» **Exercise instructions**:
Begin with the first line of the material and copy each line word for word through the line that contains "var barA = [8.73, -5.29, 5, 1];"; the pictures are left out.

» **Given data**:
* * * * * * * * *
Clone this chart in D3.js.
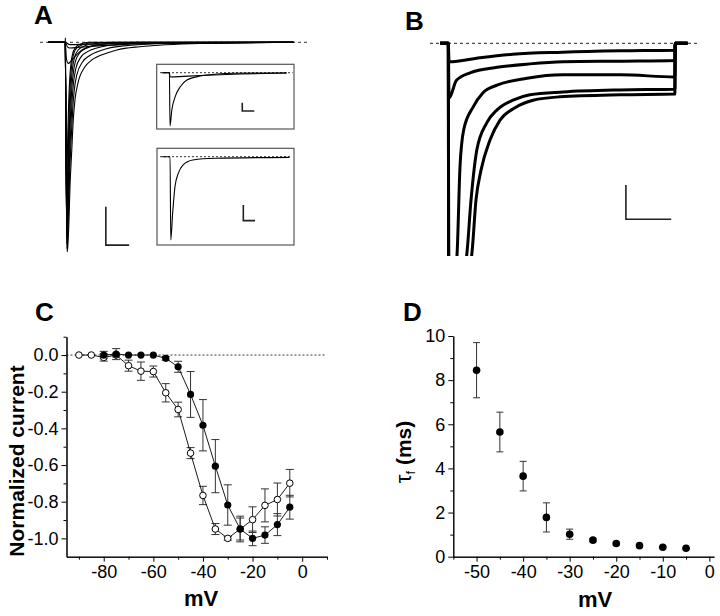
<html>
<head>
<script src="https://d3js.org/d3.v7.min.js"></script>
<style>
  body {margin: 0; background: white;}
  text {font-family: "Liberation Sans", Arial, sans-serif; fill: black;}
  .lbl {font-weight: bold;}
</style>
</head>
<body>
<svg id="fig" width="720" height="616"></svg>
<script>
// ---- panel A: current traces (time ms, current nA) ----
var traceA = [
  [[-3.6,0],[0,0],[0.05,0.12],[0.4,-5.47],[0.55,-5.35],[0.82,-4.64],[1.03,-3.78],[1.39,-2.89],[1.74,-2.03],[2.1,-1.51],[2.75,-1.06],[4.25,-0.64],[5.75,-0.46],[9,-0.28],[11.1,-0.2],[16,-0.115],[29,-0.03],[49,0]],
  [[-3.6,0],[0,0],[0.38,-5.38],[0.52,-5.1],[0.76,-4.3],[0.97,-3.4],[1.3,-2.5],[1.62,-1.75],[1.95,-1.25],[2.5,-0.85],[3.8,-0.5],[5.2,-0.35],[8,-0.2],[12,-0.1],[22,-0.03],[49,0]],
  [[-3.6,0],[0,0],[0.36,-5.25],[0.5,-4.9],[0.72,-4.0],[0.92,-3.1],[1.22,-2.2],[1.5,-1.5],[1.8,-1.05],[2.3,-0.68],[3.4,-0.38],[4.7,-0.25],[7,-0.14],[11,-0.06],[18,-0.01],[49,0]],
  [[-3.6,0],[0,0],[0.35,-5.1],[0.48,-4.7],[0.68,-3.7],[0.87,-2.8],[1.15,-1.9],[1.4,-1.25],[1.7,-0.85],[2.15,-0.52],[3.1,-0.28],[4.3,-0.17],[6.5,-0.08],[10,-0.03],[16,0],[49,0]],
  [[-3.6,0],[0,0],[0.34,-4.9],[0.46,-4.4],[0.64,-3.4],[0.82,-2.5],[1.08,-1.6],[1.32,-1.02],[1.6,-0.66],[2,-0.4],[2.8,-0.2],[4,-0.1],[6,-0.04],[10,0],[49,0]],
  [[-3.6,0],[0,0],[0.33,-4.6],[0.44,-4.0],[0.6,-3.0],[0.77,-2.15],[1,-1.3],[1.25,-0.8],[1.5,-0.5],[1.9,-0.28],[2.6,-0.14],[3.8,-0.06],[6,-0.01],[49,0]],
  [[-3.6,0],[0,0],[0.32,-3.9],[0.43,-3.2],[0.58,-2.3],[0.75,-1.6],[0.98,-0.95],[1.25,-0.55],[1.6,-0.3],[2.2,-0.14],[3.2,-0.05],[5,0],[49,0]],
  [[-3.6,0],[0,0],[0.3,-0.45],[0.7,-0.55],[1.5,-0.45],[2.5,-0.32],[3.6,-0.2],[5,-0.12],[6.8,-0.07],[12,-0.01],[49,0]],
  [[-3.6,0],[0,0],[0.5,-0.12],[1,-0.15],[3,-0.13],[6,-0.1],[12,-0.06],[20,-0.03],[35,-0.01],[49,0]],
  [[-3.6,0],[0,0],[1,-0.06],[5,-0.05],[15,-0.03],[30,-0.01],[49,0]]
];
var barA = [8.73, -5.29, 5, 1];   // corner t, corner I, dt, dI

var inset1 = [
  [[-3,0],[0,0],[0.25,-6.42],[1,-4.49],[2.4,-2.89],[4.5,-1.69],[7.25,-0.88],[12.8,-0.4],[19.75,-0.16],[26.5,-0.07],[48.6,-0.03]],
  [[-3,0],[0,0],[0.3,-0.52],[2,-0.5],[12.8,-0.34],[29.5,-0.16],[48.6,-0.04]]
];
var bar1 = [30.2, -4.61, 5, 1];

var inset2 = [
  [[-3.5,0],[0,0],[0.3,-5.3],[1.1,-3.59],[2.1,-1.91],[3.5,-1.06],[5.5,-0.53],[9.7,-0.21],[19.4,-0.1],[51,-0.04]]
];
var bar2 = [31.3, -4.07, 5, 1];

// ---- panel B: traces (time ms, current pA) ----
var traceB = [
  [[-9,0],[0,0],[0.8,-27],[35,-21],[71,-16],[126,-13],[190,-11],[250,-10],[250.5,0],[264,0]],
  [[-9,0],[0,0],[0.8,-80],[9,-54],[24,-43],[54,-35],[90,-30],[127,-27],[190,-26],[250,-25],[250.5,0],[264,0]],
  [[-9,0],[0,0],[0.5,-400],[9.6,-309],[12.9,-180],[17,-126],[27.3,-93],[38.3,-72],[53.8,-61],[86.9,-51],[126.6,-46],[190,-46],[250,-49],[250.5,0],[264,0]],
  [[-9,0],[0,0],[0.5,-420],[20.3,-309],[25.1,-228],[31.4,-156],[42.4,-116],[53.8,-97],[71.4,-83],[90.2,-75],[126.6,-71],[190,-68],[250,-67],[250.5,0],[264,0]],
  [[-9,0],[0,0],[0.5,-440],[25.8,-309],[30.6,-228],[36.1,-185],[46,-141],[57.1,-112],[73.6,-94],[93.5,-83],[123.3,-78],[190,-75],[250,-74],[250.5,0],[264,0]]
];
var barB = [196, -256.6, 50, 50];

// ---- panel C: normalized I-V ----
var ivVolt = [-90,-85,-80,-75,-70,-65,-60,-55,-50,-45,-40,-35,-30,-25,-20,-15,-10,-5];
var ivOpen = [0.0,0.0,-0.013,0.0,-0.058,-0.088,-0.09,-0.206,-0.297,-0.535,-0.766,-0.949,-1.0,-0.949,-0.898,-0.82,-0.788,-0.699];
var ivOpenErr = [0,0,0.02,0.01,0.03,0.05,0.03,0.05,0.04,0.03,0.05,0.03,0.01,0.06,0.07,0.09,0.09,0.075];
var ivFilledVolt = [-80,-75,-70,-65,-60,-55,-50,-45,-40,-35,-30,-25,-20,-15,-10,-5];
var ivFilled = [0.0,0.005,0.0,0.0,0.0,-0.018,-0.064,-0.215,-0.383,-0.606,-0.818,-0.949,-1.0,-0.982,-0.925,-0.83];
var ivFilledErr = [0.02,0.03,0,0,0,0.01,0.03,0.125,0.14,0.145,0.11,0.07,0.04,0.045,0.06,0.065];
var cYMajor = [0,-0.2,-0.4,-0.6,-0.8,-1.0];
var cYMinor = [0.1,-0.1,-0.3,-0.5,-0.7,-0.9];
var cXMajor = [-80,-60,-40,-20,0];
var cXMinor = [-90,-70,-50,-30,-10,10];

// ---- panel D: tau_f ----
var tauVolt = [-50,-45,-40,-35,-30,-25,-20,-15,-10,-5];
var tauVal = [8.45,5.65,3.65,1.78,1.02,0.75,0.6,0.5,0.43,0.38];
var tauErr = [1.25,0.9,0.67,0.66,0.23,0.08,0.07,0.05,0.04,0.03];
var dYMajor = [0,2,4,6,8,10];
var dYMinor = [1,3,5,7,9];
var dXMajor = [-50,-40,-30,-20,-10,0];
var dXMinor = [-55,-45,-35,-25,-15,-5];

var svg = d3.select("#fig");

function panelLetter(t, x, y) {
  svg.append("text").attr("class","lbl").attr("x",x).attr("y",y)
    .style("font-size","26px").text(t);
}

function drawTraces(g, data, x, y, w) {
  var line = d3.line().x(d => x(d[0])).y(d => y(d[1])).curve(d3.curveMonotoneX);
  g.selectAll(null).data(data).enter().append("path")
    .attr("d", line).attr("fill","none").attr("stroke","black")
    .attr("stroke-width", w).attr("stroke-linejoin","round");
}

function baseLine(g, x, y, t0, t1, dash, col) {
  g.append("line").attr("x1",x(t0)).attr("x2",x(t1)).attr("y1",y(0)).attr("y2",y(0))
    .attr("stroke",col).attr("stroke-width",1).attr("stroke-dasharray",dash);
}

function scaleBar(g, x, y, b) {
  g.append("path")
    .attr("d","M"+x(b[0])+","+y(b[1]+b[3])+"L"+x(b[0])+","+y(b[1])+"L"+x(b[0]+b[2])+","+y(b[1]))
    .attr("fill","none").attr("stroke","#222").attr("stroke-width",1.6);
}

// ---------- A ----------
panelLetter("A", 34, 24);
var gA = svg.append("g");
var xA = d3.scaleLinear().domain([-5.4, 51.9]).range([40, 307]);
var yA = d3.scaleLinear().domain([0, -5.47]).range([42.3, 252]);
baseLine(gA, xA, yA, -5.4, 51.9, "3,3", "#333");
drawTraces(gA, traceA, xA, yA, 1.1);
scaleBar(gA, xA, yA, barA);

function inset(data, bar, box, xd, yd) {
  var g = svg.append("g");
  g.append("rect").attr("x",box[0]).attr("y",box[1]).attr("width",box[2]-box[0]).attr("height",box[3]-box[1])
    .attr("fill","white").attr("stroke","#555").attr("stroke-width",1.2);
  var x = d3.scaleLinear().domain(xd[0]).range(xd[1]);
  var y = d3.scaleLinear().domain(yd[0]).range(yd[1]);
  baseLine(g, x, y, xd[0][0], xd[0][1], "2,2", "#333");
  drawTraces(g, data, x, y, 1.1);
  scaleBar(g, x, y, bar);
}
inset(inset1, bar1, [156.7,64.3,294,129], [[-3.9,51.1],[160,292.7]], [[0,-6.42],[72.7,126]]);
inset(inset2, bar2, [157,148.3,294,245], [[-4.3,52.1],[160,292]], [[0,-5.3],[156.7,240]]);

// ---------- B ----------
panelLetter("B", 405, 30);
svg.append("clipPath").attr("id","clipB").append("rect")
  .attr("x",420).attr("y",0).attr("width",290).attr("height",256);
var gB = svg.append("g").attr("clip-path","url(#clipB)");
var xB = d3.scaleLinear().domain([-20.2, 275.9]).range([430, 698.3]);
var yB = d3.scaleLinear().domain([0, -309]).range([43.3, 255.2]);
baseLine(gB, xB, yB, -20.2, 275.9, "3,3", "#222");
drawTraces(gB, traceB, xB, yB, 3);
scaleBar(gB, xB, yB, barB);

// ---------- axes helper ----------
function axes(g, x, y, xMaj, xMin, yMaj, yMin, fy) {
  var bottom = y.range()[0], left = x.range()[0];
  g.append("g").attr("transform","translate(0,"+bottom+")")
    .call(d3.axisBottom(x).tickValues(xMin).tickSize(3).tickSizeOuter(0).tickFormat(""));
  g.append("g").attr("transform","translate(0,"+bottom+")")
    .call(d3.axisBottom(x).tickValues(xMaj).tickSize(5).tickSizeOuter(0).tickPadding(4).tickFormat(d => String(d)));
  g.append("g").attr("transform","translate("+left+",0)")
    .call(d3.axisLeft(y).tickValues(yMin).tickSize(3).tickSizeOuter(0).tickFormat(""));
  g.append("g").attr("transform","translate("+left+",0)")
    .call(d3.axisLeft(y).tickValues(yMaj).tickSize(5).tickSizeOuter(0).tickPadding(3).tickFormat(fy));
  g.selectAll(".tick text").style("font-family","'Liberation Sans', Arial, sans-serif").style("font-size","18px").attr("fill","black");
  g.selectAll(".domain, .tick line").attr("stroke","black");
}

function errBars(g, xs, ys, es, x, y, cap) {
  xs.forEach(function(v, i) {
    if (!es[i]) return;
    var cx = x(v), y1 = y(ys[i] + es[i]), y2 = y(ys[i] - es[i]);
    g.append("path").attr("d","M"+cx+","+y1+"V"+y2+"M"+(cx-cap)+","+y1+"H"+(cx+cap)+"M"+(cx-cap)+","+y2+"H"+(cx+cap))
      .attr("stroke","#333").attr("stroke-width",1).attr("fill","none");
  });
}

// ---------- C ----------
panelLetter("C", 35, 321);
var gC = svg.append("g");
var xC = d3.scaleLinear().domain([-95, 10]).range([66.5, 327]);
var yC = d3.scaleLinear().domain([-1.1, 0.1]).range([556.7, 336.7]);
axes(gC, xC, yC, cXMajor, cXMinor, cYMajor, cYMinor, d => d.toFixed(1));
gC.append("line").attr("x1",xC(-95)).attr("x2",xC(9)).attr("y1",yC(0)).attr("y2",yC(0))
  .attr("stroke","black").attr("stroke-width",0.8).attr("stroke-dasharray","2,2");
errBars(gC, ivVolt, ivOpen, ivOpenErr, xC, yC, 4);
errBars(gC, ivFilledVolt, ivFilled, ivFilledErr, xC, yC, 4);
var lineC = d3.line().x(d => xC(d[0])).y(d => yC(d[1]));
var openPts = ivVolt.map((v,i) => [v, ivOpen[i]]);
var fillPts = ivFilledVolt.map((v,i) => [v, ivFilled[i]]);
gC.append("path").attr("d", lineC(openPts)).attr("fill","none").attr("stroke","black").attr("stroke-width",0.9);
gC.append("path").attr("d", lineC(fillPts)).attr("fill","none").attr("stroke","black").attr("stroke-width",0.9);
gC.selectAll(".op").data(openPts).enter().append("circle")
  .attr("cx", d => xC(d[0])).attr("cy", d => yC(d[1])).attr("r",3.3)
  .attr("fill","white").attr("stroke","black").attr("stroke-width",1);
gC.selectAll(".fp").data(fillPts).enter().append("circle")
  .attr("cx", d => xC(d[0])).attr("cy", d => yC(d[1])).attr("r",3.6).attr("fill","black");
gC.append("text").attr("class","lbl").attr("text-anchor","middle")
  .attr("transform","translate(24,461) rotate(-90)").style("font-size","21px").text("Normalized current");
gC.append("text").attr("class","lbl").attr("text-anchor","middle")
  .attr("x",201).attr("y",606).style("font-size","22px").text("mV");

// ---------- D ----------
panelLetter("D", 403, 321);
var gD = svg.append("g");
var xD = d3.scaleLinear().domain([-55, 1]).range([453.3, 714]);
var yD = d3.scaleLinear().domain([0, 10]).range([556.7, 336]);
axes(gD, xD, yD, dXMajor, dXMinor, dYMajor, dYMinor, d => String(d));
errBars(gD, tauVolt, tauVal, tauErr, xD, yD, 3.5);
gD.selectAll(".tp").data(tauVolt).enter().append("circle")
  .attr("cx", d => xD(d)).attr("cy", (d,i) => yD(tauVal[i])).attr("r",3.8).attr("fill","black");
var yl = gD.append("text").attr("text-anchor","middle")
  .attr("transform","translate(411,452) rotate(-90)");
yl.append("tspan").style("font-size","22px").text("τ");
yl.append("tspan").style("font-size","13px").attr("dy",4).text("f");
yl.append("tspan").attr("class","lbl").style("font-size","21px").attr("dy",-4).text(" (ms)");
gD.append("text").attr("class","lbl").attr("text-anchor","middle")
  .attr("x",595).attr("y",607).style("font-size","22px").text("mV");
</script>
</body>
</html>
* * * * * * * * *
» **Response to the exercise**:
Clone this chart in D3.js.
<html>
<head>
<script src="https://d3js.org/d3.v7.min.js"></script>
<style>
  body {margin: 0; background: white;}
  text {font-family: "Liberation Sans", Arial, sans-serif; fill: black;}
  .lbl {font-weight: bold;}
</style>
</head>
<body>
<svg id="fig" width="720" height="616"></svg>
<script>
// ---- panel A: current traces (time ms, current nA) ----
var traceA = [
  [[-3.6,0],[0,0],[0.05,0.12],[0.4,-5.47],[0.55,-5.35],[0.82,-4.64],[1.03,-3.78],[1.39,-2.89],[1.74,-2.03],[2.1,-1.51],[2.75,-1.06],[4.25,-0.64],[5.75,-0.46],[9,-0.28],[11.1,-0.2],[16,-0.115],[29,-0.03],[49,0]],
  [[-3.6,0],[0,0],[0.38,-5.38],[0.52,-5.1],[0.76,-4.3],[0.97,-3.4],[1.3,-2.5],[1.62,-1.75],[1.95,-1.25],[2.5,-0.85],[3.8,-0.5],[5.2,-0.35],[8,-0.2],[12,-0.1],[22,-0.03],[49,0]],
  [[-3.6,0],[0,0],[0.36,-5.25],[0.5,-4.9],[0.72,-4.0],[0.92,-3.1],[1.22,-2.2],[1.5,-1.5],[1.8,-1.05],[2.3,-0.68],[3.4,-0.38],[4.7,-0.25],[7,-0.14],[11,-0.06],[18,-0.01],[49,0]],
  [[-3.6,0],[0,0],[0.35,-5.1],[0.48,-4.7],[0.68,-3.7],[0.87,-2.8],[1.15,-1.9],[1.4,-1.25],[1.7,-0.85],[2.15,-0.52],[3.1,-0.28],[4.3,-0.17],[6.5,-0.08],[10,-0.03],[16,0],[49,0]],
  [[-3.6,0],[0,0],[0.34,-4.9],[0.46,-4.4],[0.64,-3.4],[0.82,-2.5],[1.08,-1.6],[1.32,-1.02],[1.6,-0.66],[2,-0.4],[2.8,-0.2],[4,-0.1],[6,-0.04],[10,0],[49,0]],
  [[-3.6,0],[0,0],[0.33,-4.6],[0.44,-4.0],[0.6,-3.0],[0.77,-2.15],[1,-1.3],[1.25,-0.8],[1.5,-0.5],[1.9,-0.28],[2.6,-0.14],[3.8,-0.06],[6,-0.01],[49,0]],
  [[-3.6,0],[0,0],[0.32,-3.9],[0.43,-3.2],[0.58,-2.3],[0.75,-1.6],[0.98,-0.95],[1.25,-0.55],[1.6,-0.3],[2.2,-0.14],[3.2,-0.05],[5,0],[49,0]],
  [[-3.6,0],[0,0],[0.3,-0.45],[0.7,-0.55],[1.5,-0.45],[2.5,-0.32],[3.6,-0.2],[5,-0.12],[6.8,-0.07],[12,-0.01],[49,0]],
  [[-3.6,0],[0,0],[0.5,-0.12],[1,-0.15],[3,-0.13],[6,-0.1],[12,-0.06],[20,-0.03],[35,-0.01],[49,0]],
  [[-3.6,0],[0,0],[1,-0.06],[5,-0.05],[15,-0.03],[30,-0.01],[49,0]]
];
var barA = [8.73, -5.29, 5, 1];   // corner t, corner I, dt, dI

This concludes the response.